## GIVEN DATA
<<<<

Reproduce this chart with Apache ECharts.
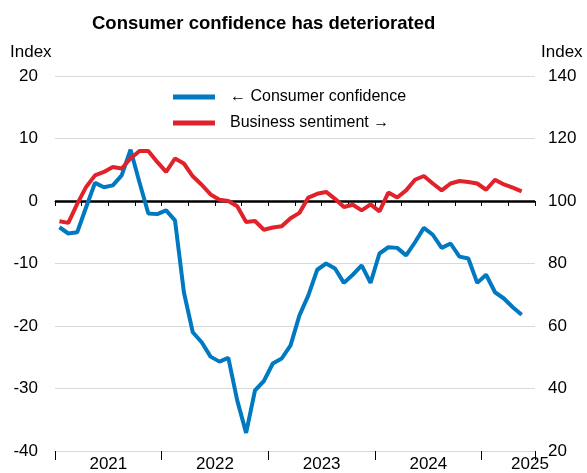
<!DOCTYPE html>
<html>
<head>
<meta charset="utf-8">
<script src="https://cdn.jsdelivr.net/npm/echarts@6/dist/echarts.min.js"></script>
<style>
html,body{margin:0;padding:0;background:#fff;}
#chart{width:587px;height:473px;}
</style>
</head>
<body>
<div id="chart"></div>
<script>
const months = ['2021-01','2021-02','2021-03','2021-04','2021-05','2021-06','2021-07','2021-08','2021-09','2021-10','2021-11','2021-12',
'2022-01','2022-02','2022-03','2022-04','2022-05','2022-06','2022-07','2022-08','2022-09','2022-10','2022-11','2022-12',
'2023-01','2023-02','2023-03','2023-04','2023-05','2023-06','2023-07','2023-08','2023-09','2023-10','2023-11','2023-12',
'2024-01','2024-02','2024-03','2024-04','2024-05','2024-06','2024-07','2024-08','2024-09','2024-10','2024-11','2024-12',
'2025-01','2025-02','2025-03','2025-04','2025-05'];
const consumerConfidence = [-4.2,-5.2,-5.0,-1.0,2.9,2.2,2.5,4.1,8.2,3.0,-2.0,-2.1,
-1.5,-3.1,-14.6,-21.0,-22.6,-24.9,-25.7,-25.1,-31.9,-37.1,-30.3,-28.8,
-26.0,-25.2,-23.1,-18.3,-15.1,-11.0,-10.0,-10.8,-13.1,-11.8,-10.3,-13.1,
-8.4,-7.4,-7.5,-8.7,-6.6,-4.3,-5.4,-7.5,-6.8,-8.9,-9.2,-13.1,
-11.8,-14.6,-15.6,-17.0,-18.2];
const businessSentiment = [93.5,93.0,99.1,104.5,108.2,109.3,110.9,110.4,113.6,116.0,116.0,112.5,
109.3,113.6,112.0,107.9,105.2,102.1,100.4,100.0,98.3,93.3,93.6,90.8,
91.5,91.9,94.5,96.2,101.1,102.3,102.9,100.7,98.1,98.8,97.0,98.9,
96.7,102.7,101.1,103.4,106.8,108.0,105.6,103.4,105.6,106.4,106.1,105.6,
103.6,106.8,105.3,104.3,103.1];
const yearLabels = ['2021','2022','2023','2024','2025'];
const seriesNames = ['\u2190 Consumer confidence', 'Business sentiment \u2192'];
const titleText = 'Consumer confidence has deteriorated';
const axisUnit = 'Index';

function monthPos(s){
  const p = s.split('-');
  return (parseInt(p[0],10)-2021)*12 + (parseInt(p[1],10)-1) + 0.5;
}
const blueData = months.map((m,i)=>[monthPos(m), consumerConfidence[i]]);
const redData = months.map((m,i)=>[monthPos(m), businessSentiment[i]]);

const FONT = 'Liberation Sans, Arial, sans-serif';
const BLUE = '#0079C1';
const RED = '#E1222B';

const chart = echarts.init(document.getElementById('chart'), null, {renderer:'canvas'});
chart.setOption({
  animation:false,
  backgroundColor:'#fff',
  title:{text:titleText, left:87, top:9, textStyle:{fontFamily:FONT, fontWeight:'bold', fontSize:18.5, color:'#000'}},
  graphic:[
    {type:'text', left:10, top:44, style:{text:axisUnit, font:'17px '+FONT, fill:'#000'}},
    {type:'text', left:541, top:44, style:{text:axisUnit, font:'17px '+FONT, fill:'#000'}}
  ],
  legend:[
    {data:[seriesNames[0]], left:168, top:84, orient:'vertical', icon:'rect', itemWidth:42, itemHeight:5,
     textStyle:{fontFamily:FONT, fontSize:16, color:'#000', padding:[0,0,0,10]}},
    {data:[seriesNames[1]], left:168, top:110, orient:'vertical', icon:'rect', itemWidth:42, itemHeight:5,
     textStyle:{fontFamily:FONT, fontSize:16, color:'#000', padding:[0,0,0,10]}}
  ],
  grid:{left:55, right:52, top:76, bottom:22, containLabel:false},
  xAxis:[
    {type:'value', min:0, max:54, interval:3,
     axisLine:{show:true, lineStyle:{color:'#000', width:1}},
     axisTick:{show:true, length:5, lineStyle:{color:'#000'}},
     splitLine:{show:false},
     axisLabel:{show:true, margin:5, showMinLabel:true, showMaxLabel:true, fontFamily:FONT, fontSize:17, color:'#000',
       formatter:function(v){
         if (v===54) return '{r|'+yearLabels[4]+'}';
         if ((v-6)%12===0 && v>=6 && v<=42) return yearLabels[(v-6)/12];
         return '';
       },
       rich:{r:{fontFamily:FONT, fontSize:17, color:'#000', padding:[0,10,0,0]}}
     }},
    {type:'value', min:0, max:54, interval:12, position:'bottom',
     axisLine:{show:false}, axisLabel:{show:false}, splitLine:{show:false},
     axisTick:{show:true, length:9, lineStyle:{color:'#000'}}}
  ],
  yAxis:[
    {type:'value', min:-40, max:20, interval:10, position:'left',
     axisLine:{show:false}, axisTick:{show:false},
     splitLine:{show:true, lineStyle:{color:'#d9d9d9', width:1}},
     axisLabel:{margin:17, fontFamily:FONT, fontSize:17, color:'#000'}},
    {type:'value', min:20, max:140, interval:20, position:'right',
     axisLine:{show:false}, axisTick:{show:false}, splitLine:{show:false},
     axisLabel:{margin:13, fontFamily:FONT, fontSize:17, color:'#000'}}
  ],
  series:[
    {name:seriesNames[0], type:'line', xAxisIndex:0, yAxisIndex:0, data:blueData, showSymbol:false, symbol:'none',
     lineStyle:{color:BLUE, width:4}, itemStyle:{color:BLUE}, z:3,
     markLine:{silent:true, symbol:'none', label:{show:false}, lineStyle:{color:'#000', width:2.5, type:'solid'},
       data:[{yAxis:0}], z:2}},
    {name:seriesNames[1], type:'line', xAxisIndex:0, yAxisIndex:1, data:redData, showSymbol:false, symbol:'none',
     lineStyle:{color:RED, width:4}, itemStyle:{color:RED}, z:3}
  ]
});
</script>
</body>
</html>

>>>>

## YOUR TASK
Retype the listing exactly. Pictures do not belong in the copy.

## RESULT FOR THIS EXERCISE
Reproduce this chart with Apache ECharts.
<!DOCTYPE html>
<html>
<head>
<meta charset="utf-8">
<script src="https://cdn.jsdelivr.net/npm/echarts@6/dist/echarts.min.js"></script>
<style>
html,body{margin:0;padding:0;background:#fff;}
#chart{width:587px;height:473px;}
</style>
</head>
<body>
<div id="chart"></div>
<script>
const months = ['2021-01','2021-02','2021-03','2021-04','2021-05','2021-06','2021-07','2021-08','2021-09','2021-10','2021-11','2021-12',
'2022-01','2022-02','2022-03','2022-04','2022-05','2022-06','2022-07','2022-08','2022-09','2022-10','2022-11','2022-12',
'2023-01','2023-02','2023-03','2023-04','2023-05','2023-06','2023-07','2023-08','2023-09','2023-10','2023-11','2023-12',
'2024-01','2024-02','2024-03','2024-04','2024-05','2024-06','2024-07','2024-08','2024-09','2024-10','2024-11','2024-12',
'2025-01','2025-02','2025-03','2025-04','2025-05'];
const consumerConfidence = [-4.2,-5.2,-5.0,-1.0,2.9,2.2,2.5,4.1,8.2,3.0,-2.0,-2.1,
-1.5,-3.1,-14.6,-21.0,-22.6,-24.9,-25.7,-25.1,-31.9,-37.1,-30.3,-28.8,
-26.0,-25.2,-23.1,-18.3,-15.1,-11.0,-10.0,-10.8,-13.1,-11.8,-10.3,-13.1,
-8.4,-7.4,-7.5,-8.7,-6.6,-4.3,-5.4,-7.5,-6.8,-8.9,-9.2,-13.1,
-11.8,-14.6,-15.6,-17.0,-18.2];
const businessSentiment = [93.5,93.0,99.1,104.5,108.2,109.3,110.9,110.4,113.6,116.0,116.0,112.5,
109.3,113.6,112.0,107.9,105.2,102.1,100.4,100.0,98.3,93.3,93.6,90.8,
91.5,91.9,94.5,96.2,101.1,102.3,102.9,100.7,98.1,98.8,97.0,98.9,
96.7,102.7,101.1,103.4,106.8,108.0,105.6,103.4,105.6,106.4,106.1,105.6,
103.6,106.8,105.3,104.3,103.1];
const yearLabels = ['2021','2022','2023','2024','2025'];
const seriesNames = ['\u2190 Consumer confidence', 'Business sentiment \u2192'];
const titleText = 'Consumer confidence has deteriorated';
const axisUnit = 'Index';

function monthPos(s){
  const p = s.split('-');
  return (parseInt(p[0],10)-2021)*12 + (parseInt(p[1],10)-1) + 0.5;
}
const blueData = months.map((m,i)=>[monthPos(m), consumerConfidence[i]]);
const redData = months.map((m,i)=>[monthPos(m), businessSentiment[i]]);

const FONT = 'Liberation Sans, Arial, sans-serif';
const BLUE = '#0079C1';
const RED = '#E1222B';

const chart = echarts.init(document.getElementById('chart'), null, {renderer:'canvas'});
chart.setOption({
  animation:false,
  backgroundColor:'#fff',
  title:{text:titleText, left:87, top:9, textStyle:{fontFamily:FONT, fontWeight:'bold', fontSize:18.5, color:'#000'}},
  graphic:[
    {type:'text', left:10, top:44, style:{text:axisUnit, font:'17px '+FONT, fill:'#000'}},
    {type:'text', left:541, top:44, style:{text:axisUnit, font:'17px '+FONT, fill:'#000'}}
  ],
  legend:[
    {data:[seriesNames[0]], left:168, top:84, orient:'vertical', icon:'rect', itemWidth:42, itemHeight:5,
     textStyle:{fontFamily:FONT, fontSize:16, color:'#000', padding:[0,0,0,10]}},
    {data:[seriesNames[1]], left:168, top:110, orient:'vertical', icon:'rect', itemWidth:42, itemHeight:5,
     textStyle:{fontFamily:FONT, fontSize:16, color:'#000', padding:[0,0,0,10]}}
  ],
  grid:{left:55, right:52, top:76, bottom:22, containLabel:false},
  xAxis:[
    {type:'value', min:0, max:54, interval:3,
     axisLine:{show:true, lineStyle:{color:'#000', width:1}},
     axisTick:{show:true, length:5, lineStyle:{color:'#000'}},
     splitLine:{show:false},
     axisLabel:{show:true, margin:5, showMinLabel:true, showMaxLabel:true, fontFamily:FONT, fontSize:17, color:'#000',
       formatter:function(v){
         if (v===54) return '{r|'+yearLabels[4]+'}';
         if ((v-6)%12===0 && v>=6 && v<=42) return yearLabels[(v-6)/12];
         return '';
       },
       rich:{r:{fontFamily:FONT, fontSize:17, color:'#000', padding:[0,10,0,0]}}
     }},
    {type:'value', min:0, max:54, interval:12, position:'bottom',
     axisLine:{show:false}, axisLabel:{show:false}, splitLine:{show:false},
     axisTick:{show:true, length:9, lineStyle:{color:'#000'}}}
  ],
  yAxis:[
    {type:'value', min:-40, max:20, interval:10, position:'left',
     axisLine:{show:false}, axisTick:{show:false},
     splitLine:{show:true, lineStyle:{color:'#d9d9d9', width:1}},
     axisLabel:{margin:17, fontFamily:FONT, fontSize:17, color:'#000'}},
    {type:'value', min:20, max:140, interval:20, position:'right',
     axisLine:{show:false}, axisTick:{show:false}, splitLine:{show:false},
     axisLabel:{margin:13, fontFamily:FONT, fontSize:17, color:'#000'}}
  ],
  series:[
    {name:seriesNames[0], type:'line', xAxisIndex:0, yAxisIndex:0, data:blueData, showSymbol:false, symbol:'none',
     lineStyle:{color:BLUE, width:4}, itemStyle:{color:BLUE}, z:3,
     markLine:{silent:true, symbol:'none', label:{show:false}, lineStyle:{color:'#000', width:2.5, type:'solid'},
       data:[{yAxis:0}], z:2}},
    {name:seriesNames[1], type:'line', xAxisIndex:0, yAxisIndex:1, data:redData, showSymbol:false, symbol:'none',
     lineStyle:{color:RED, width:4}, itemStyle:{color:RED}, z:3}
  ]
});
</script>
</body>
</html>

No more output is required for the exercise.